Uma Noite em Miami... - Crítica do Chippu

Uma Noite em Miami... - Crítica do Chippu

Estreia diretorial de Regina King impressiona com atuações de primeira

Guilherme Jacobs
25 de janeiro de 2021 - 6 min leitura
Crítica

Todo filme depende, em algum grau, de suas atuações. São elas que nos convencem do que está sendo dito, feito ou insinuado. Mas são os baseados em peças, que usam menos locais e menos personagens, que parecem ser os mais dependentes disso. Ano passado vimos isso com A Voz Suprema do Blues, um longa totalmente ancorado pelas tempestades vivas que são Viola Davis e, especialmente, Chadwick Boseman.


Uma Noite em Miami… é um exemplo disso. A estreia diretorial de Regina King (Watchmen, Se a Rua Beale Falasse) é adaptada da peça de mesmo nome de Kemp Powers (Soul), que também serviu como roteirista do filme, disponível agora no Amazon Prime Video. O sucesso da obra depende das quatro atuações em seu cerne e, felizmente, assim como A Voz Suprema do Blues, os atores entregam tudo e mais um pouco para obter o resultado desejado. Entretanto, diferente do filme da Netflix, o resto da produção - seja sua direção, montagem ou fotografia - acompanha as performances e cria uma experiência superior.
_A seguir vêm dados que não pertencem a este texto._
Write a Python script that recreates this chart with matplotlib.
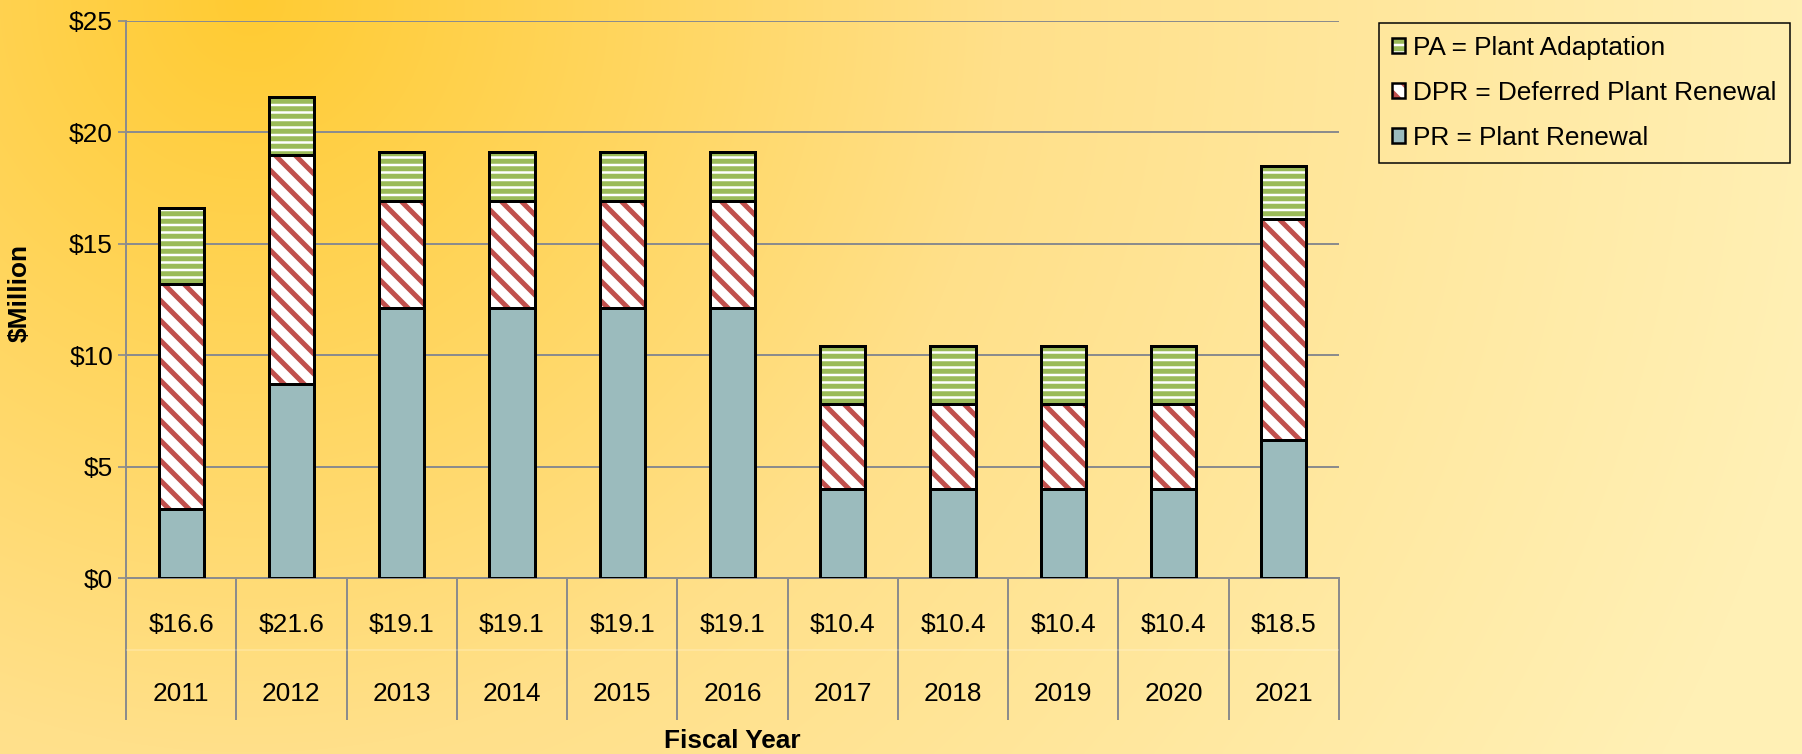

A história mostra uma conversa fictícia entre quatro figuras titânicas da cultura preta dos EUA. São eles o ativista Malcolm X (Kingsley Ben-Adir), o cantor Sam Cooke (Leslie Odom Jr.), o jogador de futebol americano Jim Brown (Aldis Hodge) e o lendário boxeador Muhammad Ali (Eli Goree), na época ainda chamado de Cassius Clay. Com o passar da hora, o quarteto debate diversos tópicos que incluem suas carreiras, crenças religiosas e, acima de tudo, a luta contra o racismo.


Antes de chegar à noite importante, King faz questão de estabelecer cada um dos personagens e mostrar a maneira como eles enfrentam o racismo. São cenas valiosas para construir uma noção de quem eles são, mas elas não apresentam muita energia e, suspeito, poderiam ter sido cortadas para uma duração menor. Mas depois desses 30 minutos? Dinamite.


Assim que os quatro personagens se juntam, o filme é energizado com tanta força que parece voar. Você nem vai notar o tempo passar. O roteiro de Powers flui com maestria alterando o ritmo da conversa. Ela é hora intensa, hora bem-humorada, hora séria. A velocidade imposta às vezes faz tudo parecer um debate intenso e às vezes um monólogo emocionante. A direção de King acompanha essa intensidade e utiliza, mesmo com poucos cenários, uma variedade visual bem-vinda, que ajuda a deixar cada cena interessante de sua maneira. É uma bela estreia para a diretora, que de cara se mostra à altura de uma tarefa difícil como adaptar o teatro. E tudo isso está ao redor das atuações. Os quatro astros - alguns mais conhecidos que outros - entregam um prato cheio de emoções. Powers dá a cada personagem diálogos de primeira qualidade que são trazidos à vida com poder por cada ator, carregando suas falas com o nível certo de importância, peso ou humor.


Ben-Adir - vencedor do prêmio de Ator Revelação no Gotham Awards deste ano - e Odom Jr. são os destaques, em grande parte pelo debate filosófico que guia a conversa focada nos dois personagens. Qual é a melhor maneira de combater o racismo? O que significa dar poder aos negros? É possível estar envolvido numa causa social sem ser vocal sobre ela? Malcolm X e Sam Cooke representam os diversos prós e contras dessa discussão, que termina com uma declaração clara mas deixa ideias em aberto o suficientes para que você tire suas próprias conclusões.


Talvez a maior decepção seja ver os outros dois personagens não receberem o mesmo tratamento. Ali ainda ganha mais cenas, já que um dos pontos chave do filme é a dele conversão ao islamismo, mas Brown merecia participar mais das discussões. Ele é normalmente usado como voz pacificadora, mas suas visões não são tão desenvolvidas. Felizmente, as atuações de Goree e Hodge os tornam figuras cativantes mesmo que o roteiro não os dê o melhor material.


Uma Noite em Miami… é o que eu queria que A Voz Suprema do Blues tivesse sido. Ele é dinâmico, trata a história mais como filme do que como peça e conta com um elenco impecável, algo que também podemos dizer da obra da Netflix. Ele ainda não consegue superar completamente alguns pesos que uma obra teatral traz para adaptações cinematográficas, mas Regina King faz mais do que o suficiente para prender nossa atenção, especialmente quando ela junta quatro lendas numa só sala.